Partida de e regresso a Lisboa no Inter-Cidades, com dois dias e meio de paragem e permanência na Covilhã. Pouco vi da cidade, que tem uma parte antiga com vestígios abandonados dos tempos áureos dos lanifícios e amargas recordações humanas de misérias e prepotências, pouco vi da cidade que ostenta marcas bem conservadas da arquitectura do Estado Novo (a praça do município é um sóbrio e elegante recanto, infelizmente desfigurada pela intromissão de modernidades mal encaixadas), apenas percorri de carro as avenidas novas que estendem a cidade até fora de (antigas) portas, demonstrando certamente algum rejuvenescimento e novas actividades, onde a universidade tem um destacado papel. Dificilmente se andava na rua, o passeio turístico era quase impossível. Não pela neve, que só vi no teatro, mas pela chuva e o frio. E um nevoeiro denso. Ainda deu tempo para passar por um agradável museu, na companhia da Eduarda e do José Carretas, percorrendo cinco andares de arte sacra com algumas revelações curiosas. De resto, a agenda apertada em redor de Vergílio Ferreira não deixava igualmente tempo para outras delongas.

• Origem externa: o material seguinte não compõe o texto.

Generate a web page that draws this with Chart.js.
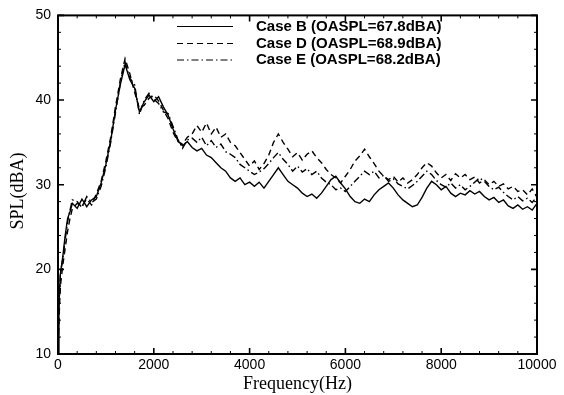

Uma paragem no café Montiel, rápidos almoços e jantares para recordar algumas fortes tipicidades da região (e as papas de carolo), e o resto foi passado na companhia do Grupo de Teatro das Beiras, 30 anos de persistência na Serra, e no interior de Portugal, a representar textos como este “A Neve” segundo cinco contos de Vergílio Ferreira (“O Encontro”, “A Palavra Mágica”, “A Fonte”, “A Galinha” e “A Estrela”).
Durante a entrevista à Beira TV e durante o debate,
entre o professor Luis Nogueira, da UBI, e Sónia Botelho, do GTB
Dada a minha proximidade com o escritor e os filmes que sobre ele e com ele realizei, fui convidado a “abrilhantar” os festejos em redor de tão grato amigo e tão admirado escritor. A 14 de Janeiro passaram quatro filmes meus num dos auditórios da Universidade da Beira Interior, que assim se juntou igualmente às comemorações. A UBI tem um curso de cinema que funciona já há algum tempo, com resultados satisfatórios, e muitos alunos (cerca de 200 dispersos por cinco anos, segundo nos contaram). Em duas sessões por ali passaram “Vergílio Ferreira numa “Manhã Submersa” (50 ‘) e “Prefácio a Vergílio Ferreira” (15’), ambos documentários, e “Mãe Genoveva” (50’) e “Manhã Submersa” (127’), duas ficções sobre textos do escritor de Melo. O público não foi muito, mas a recepção parece ter sido muito simpática da parte de alunos, professores e actores. No dia seguinte, uma longa entrevista para uma televisão local e um demorado debate na sala do Café Concerto do Teatro das Beiras ocuparam a tarde toda a recordar Vergílio Ferreira, a sua obra, os filmes dela retirados, as grandezas e as misérias do cinema português. Enfim, o normal, mas com boa adesão de público e de questões.
À noite, na sala do Teatro das Beiras, vi “A Neve”.
Impressões? Globalmente boas mas, antes de lá chegar, reforçar a heróica resistência do que é ser uma companhia de teatro residente no interior do país. Fazer teatro na Covilhã, há trinta anos, é obra. Uma média de quatro espectáculos por ano: dois em sala, um ao ar livre e um infantil. Um sala com 90 lugares, desviada do centro da cidade, para lá se chegar descem-se rampas, ruas e azinhagas, depois escadas e mais escadas. Numa noite chuvosa e fria como aquela em que lá estive, havia aquecimentos aqui e ali para cortar o agreste do ambiente. Cerca de 50 espectadores bem agasalhados, dispersos pelas cadeiras vermelhas. É heróico encenar e representar assim, mas também é heróico ser-se espectador. Entretanto, na praça principal da Covilhã, quase ao lado do palácio do Município, jaz (quase) morto e arrefece um Cine-Teatro que deverá ter tido os seus dias áureos nos anos 50 do século passado (quando os cine-teatros eram populares e se disseminavam pela província em réplicas do lisboeta Monumental). Olha-se e percebe-se que está “encerrado para obras” há anos. Portanto nada de muito urgente, certamente. “É a cultura!”, como diz o outro.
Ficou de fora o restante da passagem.